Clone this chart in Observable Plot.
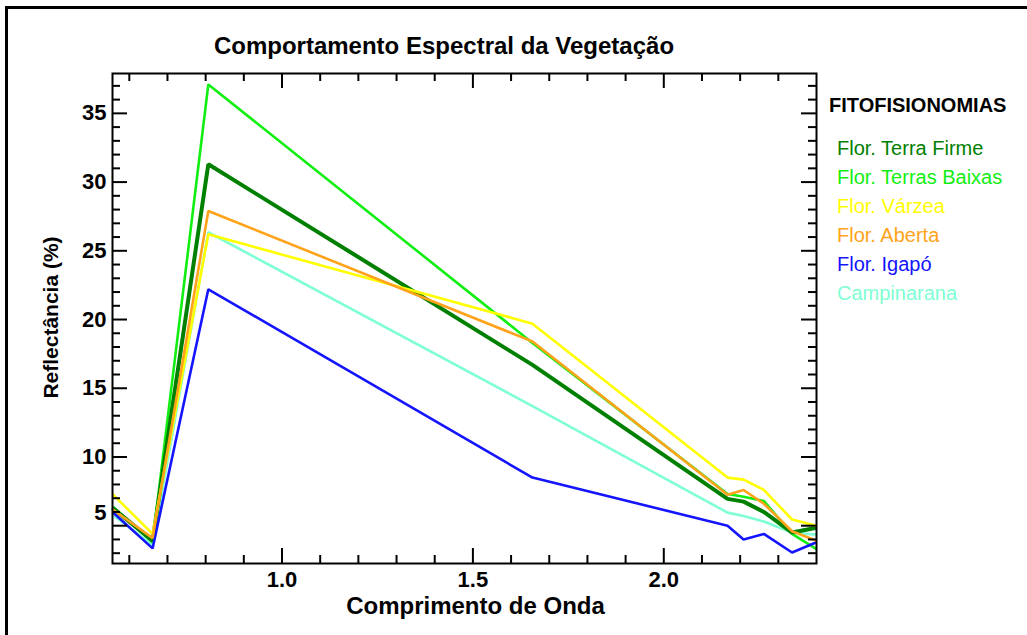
<!DOCTYPE html>
<html>
<head>
<meta charset="utf-8">
<script src="https://cdn.jsdelivr.net/npm/d3@7"></script>
<script src="https://cdn.jsdelivr.net/npm/@observablehq/plot@0.6"></script>
<style>
  html, body { margin: 0; padding: 0; background: #fff; }
  #wrap { position: relative; width: 1027px; height: 635px; overflow: hidden; font-family: "Liberation Sans", Arial, sans-serif; }
  #border { position: absolute; left: 5px; top: 6px; right: -10px; bottom: -10px; border-left: 3px solid #000; border-top: 3px solid #000; }
  #title { position: absolute; left: 0; width: 888px; top: 34px; text-align: center; font-size: 24px; line-height: 24px; font-weight: bold; color: #000; }
  #legend-title { position: absolute; left: 829px; top: 95px; font-size: 20px; line-height: 20px; font-weight: bold; color: #000; }
  #legend { position: absolute; left: 837px; top: 134px; font-size: 20px; line-height: 29px; }
  #chart { position: absolute; left: 0; top: 0; }
</style>
</head>
<body>
<div id="wrap">
  <div id="border"></div>
  <div id="chart"></div>
  <div id="title"></div>
  <div id="legend-title"></div>
  <div id="legend"></div>
</div>
<script>
// ---- data ----
const wavelengths = [0.556, 0.661, 0.807, 1.656, 2.167, 2.209, 2.262, 2.336, 2.400];
const florTerraFirme   = [6.3, 3.9, 31.3, 16.7, 6.95, 6.75, 6.0, 4.5, 4.85];
const florTerrasBaixas = [6.4, 3.8, 37.1, 18.3, 7.3, 7.1, 6.8, 4.4, 3.3];
const florVarzea       = [7.3, 4.4, 26.2, 19.7, 8.5, 8.35, 7.6, 5.45, 5.0];
const florAberta       = [6.2, 4.1, 27.9, 18.4, 7.25, 7.6, 6.6, 4.6, 3.9];
const florIgapo        = [6.0, 3.35, 22.2, 8.5, 5.0, 4.0, 4.4, 3.05, 3.8];
const campinarana      = [5.8, 3.6, 26.35, 13.7, 5.95, 5.7, 5.3, 4.5, 4.35];

const seriesNames = ["Flor. Terra Firme", "Flor. Terras Baixas", "Flor. Várzea", "Flor. Aberta", "Flor. Igapó", "Campinarana"];
const seriesValues = [florTerraFirme, florTerrasBaixas, florVarzea, florAberta, florIgapo, campinarana];

const titleText = "Comportamento Espectral da Vegetação";
const xLabel = "Comprimento de Onda";
const yLabel = "Reflectância (%)";
const legendTitle = "FITOFISIONOMIAS";

const xMajorTicks = [1.0, 1.5, 2.0];
const xMinorTicks = [0.6,0.7,0.8,0.9,1.1,1.2,1.3,1.4,1.6,1.7,1.8,1.9,2.1,2.2,2.3];
const yMajorTicks = [10, 15, 20, 25, 30, 35];
const yLowTick = [5];
const yMinorTicks = [3,4,6,7,8,9,11,12,13,14,16,17,18,19,21,22,23,24,26,27,28,29,31,32,33,34,36,37];

// ---- styles ----
const colors = ["#008000", "#11ee11", "#ffff00", "#ffa31a", "#1414ff", "#7fffd4"];
const widths = [4, 2.6, 2.6, 2.6, 2.6, 2.6];
const drawOrder = [5, 1, 0, 4, 2, 3];

const table = [];
seriesNames.forEach((name, i) => {
  seriesValues[i].forEach((v, j) => table.push({serie: name, w: wavelengths[j], r: v}));
});

const W = 1027, H = 635;
const mL = 112, mR = 211, mT = 73, mB = 72;
const frameW = W - mL - mR, frameH = H - mT - mB;
const maj = 15, mnr = 8;
const tickStyle = {stroke: "#000", strokeWidth: 2};
const allYMajor = yMajorTicks.concat(yLowTick);

const marks = [];
drawOrder.forEach(i => {
  marks.push(Plot.line(table.filter(d => d.serie === seriesNames[i]), {
    x: "w", y: "r", stroke: colors[i], strokeWidth: widths[i], strokeLinejoin: "miter", strokeLinecap: "butt"
  }));
});
// inward ticks on all four sides
marks.push(
  Plot.ruleX(xMajorTicks, {x: d => d, insetTop: frameH - maj, ...tickStyle}),
  Plot.ruleX(xMajorTicks, {x: d => d, insetBottom: frameH - maj, ...tickStyle}),
  Plot.ruleX(xMinorTicks, {x: d => d, insetTop: frameH - mnr, ...tickStyle}),
  Plot.ruleX(xMinorTicks, {x: d => d, insetBottom: frameH - mnr, ...tickStyle}),
  Plot.ruleY(allYMajor, {y: d => d, insetRight: frameW - maj, ...tickStyle}),
  Plot.ruleY(allYMajor, {y: d => d, insetLeft: frameW - maj, ...tickStyle}),
  Plot.ruleY(yMinorTicks, {y: d => d, insetRight: frameW - mnr, ...tickStyle}),
  Plot.ruleY(yMinorTicks, {y: d => d, insetLeft: frameW - mnr, ...tickStyle}),
  Plot.frame({stroke: "#000", strokeWidth: 2}),
  Plot.axisX(xMajorTicks, {tickSize: 0, tickPadding: 8, tickFormat: d3.format(".1f"), fontSize: 22, fontWeight: "bold", fill: "#000", label: null}),
  Plot.axisY(yMajorTicks, {tickSize: 0, tickPadding: 6, fontSize: 22, fontWeight: "bold", fill: "#000", label: null}),
  Plot.axisY(yLowTick, {tickSize: 0, tickPadding: 6, dy: -13, fontSize: 22, fontWeight: "bold", fill: "#000", label: null}),
  Plot.text([xLabel], {frameAnchor: "bottom", textAnchor: "middle", lineAnchor: "middle", dx: 11, dy: 43, fontSize: 24, fontWeight: "bold", fill: "#000"}),
  Plot.text([yLabel], {frameAnchor: "left", textAnchor: "middle", lineAnchor: "middle", dx: -61, dy: -1, rotate: -90, fontSize: 21, fontWeight: "bold", fill: "#000"})
);

const chart = Plot.plot({
  width: W, height: H,
  marginLeft: mL, marginRight: mR, marginTop: mT, marginBottom: mB,
  x: {domain: [0.556, 2.400], axis: null},
  y: {domain: [2.25, 37.9], axis: null},
  style: {fontFamily: '"Liberation Sans", Arial, sans-serif', background: "transparent", overflow: "visible"},
  marks
});
document.getElementById("chart").appendChild(chart);

document.getElementById("title").textContent = titleText;
document.getElementById("legend-title").textContent = legendTitle;
const leg = document.getElementById("legend");
seriesNames.forEach((name, i) => {
  const d = document.createElement("div");
  d.textContent = name;
  d.style.color = colors[i];
  leg.appendChild(d);
});
</script>
</body>
</html>
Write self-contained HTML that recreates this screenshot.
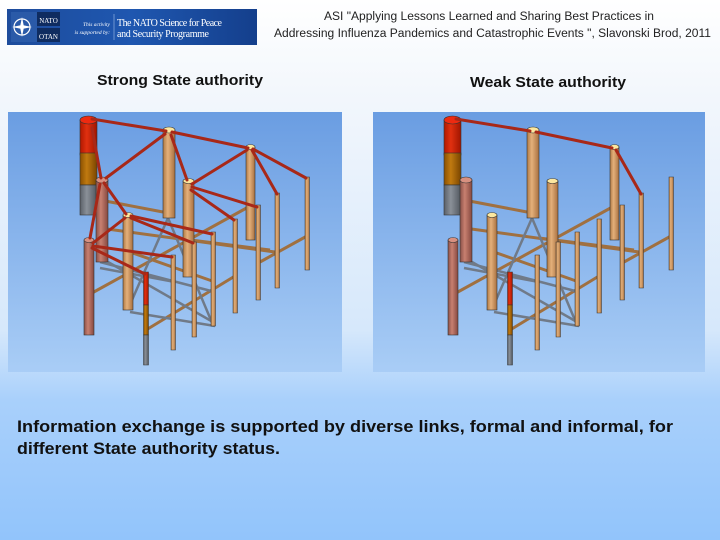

· · · ·

**Goal**
Leave out every picture and copy the rest of the records exactly.

**Exercise output**
Clone this chart in Observable Plot.
<!DOCTYPE html>
<html>
<head>
<meta charset="utf-8">
<script src="https://cdn.jsdelivr.net/npm/d3@7"></script>
<script src="https://cdn.jsdelivr.net/npm/@observablehq/plot@0.6"></script>
<style>
  html, body { margin: 0; padding: 0; background: #fff; }
  #wrap { position: relative; width: 1027px; height: 635px; overflow: hidden; font-family: "Liberation Sans", Arial, sans-serif; }
  #border { position: absolute; left: 5px; top: 6px; right: -10px; bottom: -10px; border-left: 3px solid #000; border-top: 3px solid #000; }
  #title { position: absolute; left: 0; width: 888px; top: 34px; text-align: center; font-size: 24px; line-height: 24px; font-weight: bold; color: #000; }
  #legend-title { position: absolute; left: 829px; top: 95px; font-size: 20px; line-height: 20px; font-weight: bold; color: #000; }
  #legend { position: absolute; left: 837px; top: 134px; font-size: 20px; line-height: 29px; }
  #chart { position: absolute; left: 0; top: 0; }
</style>
</head>
<body>
<div id="wrap">
  <div id="border"></div>
  <div id="chart"></div>
  <div id="title"></div>
  <div id="legend-title"></div>
  <div id="legend"></div>
</div>
<script>
// ---- data ----
const wavelengths = [0.556, 0.661, 0.807, 1.656, 2.167, 2.209, 2.262, 2.336, 2.400];
const florTerraFirme   = [6.3, 3.9, 31.3, 16.7, 6.95, 6.75, 6.0, 4.5, 4.85];
const florTerrasBaixas = [6.4, 3.8, 37.1, 18.3, 7.3, 7.1, 6.8, 4.4, 3.3];
const florVarzea       = [7.3, 4.4, 26.2, 19.7, 8.5, 8.35, 7.6, 5.45, 5.0];
const florAberta       = [6.2, 4.1, 27.9, 18.4, 7.25, 7.6, 6.6, 4.6, 3.9];
const florIgapo        = [6.0, 3.35, 22.2, 8.5, 5.0, 4.0, 4.4, 3.05, 3.8];
const campinarana      = [5.8, 3.6, 26.35, 13.7, 5.95, 5.7, 5.3, 4.5, 4.35];

const seriesNames = ["Flor. Terra Firme", "Flor. Terras Baixas", "Flor. Várzea", "Flor. Aberta", "Flor. Igapó", "Campinarana"];
const seriesValues = [florTerraFirme, florTerrasBaixas, florVarzea, florAberta, florIgapo, campinarana];

const titleText = "Comportamento Espectral da Vegetação";
const xLabel = "Comprimento de Onda";
const yLabel = "Reflectância (%)";
const legendTitle = "FITOFISIONOMIAS";

const xMajorTicks = [1.0, 1.5, 2.0];
const xMinorTicks = [0.6,0.7,0.8,0.9,1.1,1.2,1.3,1.4,1.6,1.7,1.8,1.9,2.1,2.2,2.3];
const yMajorTicks = [10, 15, 20, 25, 30, 35];
const yLowTick = [5];
const yMinorTicks = [3,4,6,7,8,9,11,12,13,14,16,17,18,19,21,22,23,24,26,27,28,29,31,32,33,34,36,37];

// ---- styles ----
const colors = ["#008000", "#11ee11", "#ffff00", "#ffa31a", "#1414ff", "#7fffd4"];
const widths = [4, 2.6, 2.6, 2.6, 2.6, 2.6];
const drawOrder = [5, 1, 0, 4, 2, 3];

const table = [];
seriesNames.forEach((name, i) => {
  seriesValues[i].forEach((v, j) => table.push({serie: name, w: wavelengths[j], r: v}));
});

const W = 1027, H = 635;
const mL = 112, mR = 211, mT = 73, mB = 72;
const frameW = W - mL - mR, frameH = H - mT - mB;
const maj = 15, mnr = 8;
const tickStyle = {stroke: "#000", strokeWidth: 2};
const allYMajor = yMajorTicks.concat(yLowTick);

const marks = [];
drawOrder.forEach(i => {
  marks.push(Plot.line(table.filter(d => d.serie === seriesNames[i]), {
    x: "w", y: "r", stroke: colors[i], strokeWidth: widths[i], strokeLinejoin: "miter", strokeLinecap: "butt"
  }));
});
// inward ticks on all four sides
marks.push(
  Plot.ruleX(xMajorTicks, {x: d => d, insetTop: frameH - maj, ...tickStyle}),
  Plot.ruleX(xMajorTicks, {x: d => d, insetBottom: frameH - maj, ...tickStyle}),
  Plot.ruleX(xMinorTicks, {x: d => d, insetTop: frameH - mnr, ...tickStyle}),
  Plot.ruleX(xMinorTicks, {x: d => d, insetBottom: frameH - mnr, ...tickStyle}),
  Plot.ruleY(allYMajor, {y: d => d, insetRight: frameW - maj, ...tickStyle}),
  Plot.ruleY(allYMajor, {y: d => d, insetLeft: frameW - maj, ...tickStyle}),
  Plot.ruleY(yMinorTicks, {y: d => d, insetRight: frameW - mnr, ...tickStyle}),
  Plot.ruleY(yMinorTicks, {y: d => d, insetLeft: frameW - mnr, ...tickStyle}),
  Plot.frame({stroke: "#000", strokeWidth: 2}),
  Plot.axisX(xMajorTicks, {tickSize: 0, tickPadding: 8, tickFormat: d3.format(".1f"), fontSize: 22, fontWeight: "bold", fill: "#000", label: null}),
  Plot.axisY(yMajorTicks, {tickSize: 0, tickPadding: 6, fontSize: 22, fontWeight: "bold", fill: "#000", label: null}),
  Plot.axisY(yLowTick, {tickSize: 0, tickPadding: 6, dy: -13, fontSize: 22, fontWeight: "bold", fill: "#000", label: null}),
  Plot.text([xLabel], {frameAnchor: "bottom", textAnchor: "middle", lineAnchor: "middle", dx: 11, dy: 43, fontSize: 24, fontWeight: "bold", fill: "#000"}),
  Plot.text([yLabel], {frameAnchor: "left", textAnchor: "middle", lineAnchor: "middle", dx: -61, dy: -1, rotate: -90, fontSize: 21, fontWeight: "bold", fill: "#000"})
);

const chart = Plot.plot({
  width: W, height: H,
  marginLeft: mL, marginRight: mR, marginTop: mT, marginBottom: mB,
  x: {domain: [0.556, 2.400], axis: null},
  y: {domain: [2.25, 37.9], axis: null},
  style: {fontFamily: '"Liberation Sans", Arial, sans-serif', background: "transparent", overflow: "visible"},
  marks
});
document.getElementById("chart").appendChild(chart);

document.getElementById("title").textContent = titleText;
document.getElementById("legend-title").textContent = legendTitle;
const leg = document.getElementById("legend");
seriesNames.forEach((name, i) => {
  const d = document.createElement("div");
  d.textContent = name;
  d.style.color = colors[i];
  leg.appendChild(d);
});
</script>
</body>
</html>
Write self-contained HTML that recreates this screenshot.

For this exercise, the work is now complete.